* Set task
Write the data out again exactly, dropping any images it holds.

* Material
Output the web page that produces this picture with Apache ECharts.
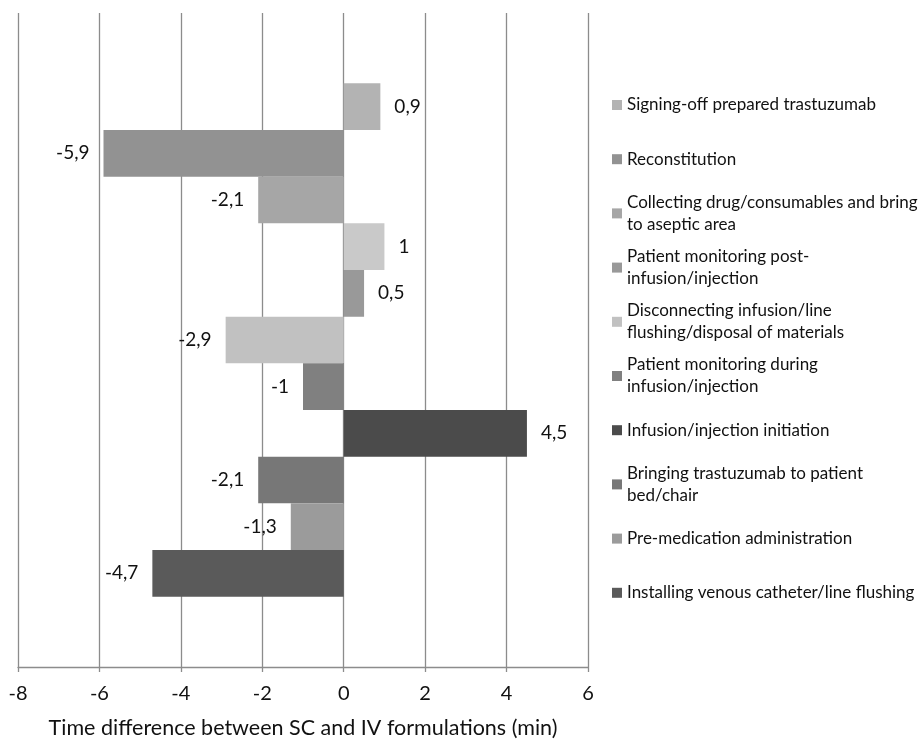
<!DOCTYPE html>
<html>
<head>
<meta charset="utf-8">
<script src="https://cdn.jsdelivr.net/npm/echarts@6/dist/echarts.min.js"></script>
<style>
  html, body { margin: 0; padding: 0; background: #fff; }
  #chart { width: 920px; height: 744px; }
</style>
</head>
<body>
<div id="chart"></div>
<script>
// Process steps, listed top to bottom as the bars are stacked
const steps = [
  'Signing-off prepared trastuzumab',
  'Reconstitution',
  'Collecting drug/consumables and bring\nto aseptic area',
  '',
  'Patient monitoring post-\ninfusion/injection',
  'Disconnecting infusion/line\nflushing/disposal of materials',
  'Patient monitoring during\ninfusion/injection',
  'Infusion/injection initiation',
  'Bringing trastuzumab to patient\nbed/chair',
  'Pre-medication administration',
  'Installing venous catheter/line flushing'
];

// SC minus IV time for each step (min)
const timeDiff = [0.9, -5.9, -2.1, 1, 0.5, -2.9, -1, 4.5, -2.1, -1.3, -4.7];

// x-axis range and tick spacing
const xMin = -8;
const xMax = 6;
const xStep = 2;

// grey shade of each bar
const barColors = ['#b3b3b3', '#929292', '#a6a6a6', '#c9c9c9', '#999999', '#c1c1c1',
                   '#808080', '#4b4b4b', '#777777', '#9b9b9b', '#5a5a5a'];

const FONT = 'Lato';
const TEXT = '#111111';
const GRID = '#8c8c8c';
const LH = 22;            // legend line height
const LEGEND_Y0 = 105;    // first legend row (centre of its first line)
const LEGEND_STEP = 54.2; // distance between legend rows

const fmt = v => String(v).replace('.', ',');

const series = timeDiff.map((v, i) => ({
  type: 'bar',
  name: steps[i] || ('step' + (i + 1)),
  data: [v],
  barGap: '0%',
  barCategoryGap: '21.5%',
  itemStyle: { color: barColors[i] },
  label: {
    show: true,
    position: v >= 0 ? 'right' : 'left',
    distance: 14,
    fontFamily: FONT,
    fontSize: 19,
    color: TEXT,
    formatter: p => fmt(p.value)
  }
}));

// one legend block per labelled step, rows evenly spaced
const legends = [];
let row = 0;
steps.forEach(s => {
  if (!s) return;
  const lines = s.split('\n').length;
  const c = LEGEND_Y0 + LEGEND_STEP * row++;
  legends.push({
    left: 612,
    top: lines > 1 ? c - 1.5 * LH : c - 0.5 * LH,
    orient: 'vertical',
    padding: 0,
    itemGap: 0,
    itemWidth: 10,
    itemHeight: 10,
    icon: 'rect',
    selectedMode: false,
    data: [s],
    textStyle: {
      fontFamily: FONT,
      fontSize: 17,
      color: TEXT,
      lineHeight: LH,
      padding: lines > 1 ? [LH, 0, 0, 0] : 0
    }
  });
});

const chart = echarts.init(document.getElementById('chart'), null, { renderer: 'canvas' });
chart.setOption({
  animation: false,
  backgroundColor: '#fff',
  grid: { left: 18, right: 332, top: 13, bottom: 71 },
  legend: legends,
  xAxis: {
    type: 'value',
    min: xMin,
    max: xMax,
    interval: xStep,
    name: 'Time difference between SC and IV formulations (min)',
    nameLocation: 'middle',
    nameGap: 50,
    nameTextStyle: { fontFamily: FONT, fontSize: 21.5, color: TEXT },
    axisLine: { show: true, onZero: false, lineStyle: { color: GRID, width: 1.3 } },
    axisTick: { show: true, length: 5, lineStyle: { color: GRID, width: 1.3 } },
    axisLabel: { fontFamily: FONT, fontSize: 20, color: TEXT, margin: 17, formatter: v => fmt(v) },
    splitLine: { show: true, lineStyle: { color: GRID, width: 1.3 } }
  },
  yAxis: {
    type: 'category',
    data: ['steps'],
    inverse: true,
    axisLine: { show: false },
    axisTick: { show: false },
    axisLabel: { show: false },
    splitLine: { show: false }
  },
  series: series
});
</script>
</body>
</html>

* Task output
Output the web page that produces this picture with Apache ECharts.
<!DOCTYPE html>
<html>
<head>
<meta charset="utf-8">
<script src="https://cdn.jsdelivr.net/npm/echarts@6/dist/echarts.min.js"></script>
<style>
  html, body { margin: 0; padding: 0; background: #fff; }
  #chart { width: 920px; height: 744px; }
</style>
</head>
<body>
<div id="chart"></div>
<script>
// Process steps, listed top to bottom as the bars are stacked
const steps = [
  'Signing-off prepared trastuzumab',
  'Reconstitution',
  'Collecting drug/consumables and bring\nto aseptic area',
  '',
  'Patient monitoring post-\ninfusion/injection',
  'Disconnecting infusion/line\nflushing/disposal of materials',
  'Patient monitoring during\ninfusion/injection',
  'Infusion/injection initiation',
  'Bringing trastuzumab to patient\nbed/chair',
  'Pre-medication administration',
  'Installing venous catheter/line flushing'
];

// SC minus IV time for each step (min)
const timeDiff = [0.9, -5.9, -2.1, 1, 0.5, -2.9, -1, 4.5, -2.1, -1.3, -4.7];

// x-axis range and tick spacing
const xMin = -8;
const xMax = 6;
const xStep = 2;

// grey shade of each bar
const barColors = ['#b3b3b3', '#929292', '#a6a6a6', '#c9c9c9', '#999999', '#c1c1c1',
                   '#808080', '#4b4b4b', '#777777', '#9b9b9b', '#5a5a5a'];

const FONT = 'Lato';
const TEXT = '#111111';
const GRID = '#8c8c8c';
const LH = 22;            // legend line height
const LEGEND_Y0 = 105;    // first legend row (centre of its first line)
const LEGEND_STEP = 54.2; // distance between legend rows

const fmt = v => String(v).replace('.', ',');

const series = timeDiff.map((v, i) => ({
  type: 'bar',
  name: steps[i] || ('step' + (i + 1)),
  data: [v],
  barGap: '0%',
  barCategoryGap: '21.5%',
  itemStyle: { color: barColors[i] },
  label: {
    show: true,
    position: v >= 0 ? 'right' : 'left',
    distance: 14,
    fontFamily: FONT,
    fontSize: 19,
    color: TEXT,
    formatter: p => fmt(p.value)
  }
}));

// one legend block per labelled step, rows evenly spaced
const legends = [];
let row = 0;
steps.forEach(s => {
  if (!s) return;
  const lines = s.split('\n').length;
  const c = LEGEND_Y0 + LEGEND_STEP * row++;
  legends.push({
    left: 612,
    top: lines > 1 ? c - 1.5 * LH : c - 0.5 * LH,
    orient: 'vertical',
    padding: 0,
    itemGap: 0,
    itemWidth: 10,
    itemHeight: 10,
    icon: 'rect',
    selectedMode: false,
    data: [s],
    textStyle: {
      fontFamily: FONT,
      fontSize: 17,
      color: TEXT,
      lineHeight: LH,
      padding: lines > 1 ? [LH, 0, 0, 0] : 0
    }
  });
});

const chart = echarts.init(document.getElementById('chart'), null, { renderer: 'canvas' });
chart.setOption({
  animation: false,
  backgroundColor: '#fff',
  grid: { left: 18, right: 332, top: 13, bottom: 71 },
  legend: legends,
  xAxis: {
    type: 'value',
    min: xMin,
    max: xMax,
    interval: xStep,
    name: 'Time difference between SC and IV formulations (min)',
    nameLocation: 'middle',
    nameGap: 50,
    nameTextStyle: { fontFamily: FONT, fontSize: 21.5, color: TEXT },
    axisLine: { show: true, onZero: false, lineStyle: { color: GRID, width: 1.3 } },
    axisTick: { show: true, length: 5, lineStyle: { color: GRID, width: 1.3 } },
    axisLabel: { fontFamily: FONT, fontSize: 20, color: TEXT, margin: 17, formatter: v => fmt(v) },
    splitLine: { show: true, lineStyle: { color: GRID, width: 1.3 } }
  },
  yAxis: {
    type: 'category',
    data: ['steps'],
    inverse: true,
    axisLine: { show: false },
    axisTick: { show: false },
    axisLabel: { show: false },
    splitLine: { show: false }
  },
  series: series
});
</script>
</body>
</html>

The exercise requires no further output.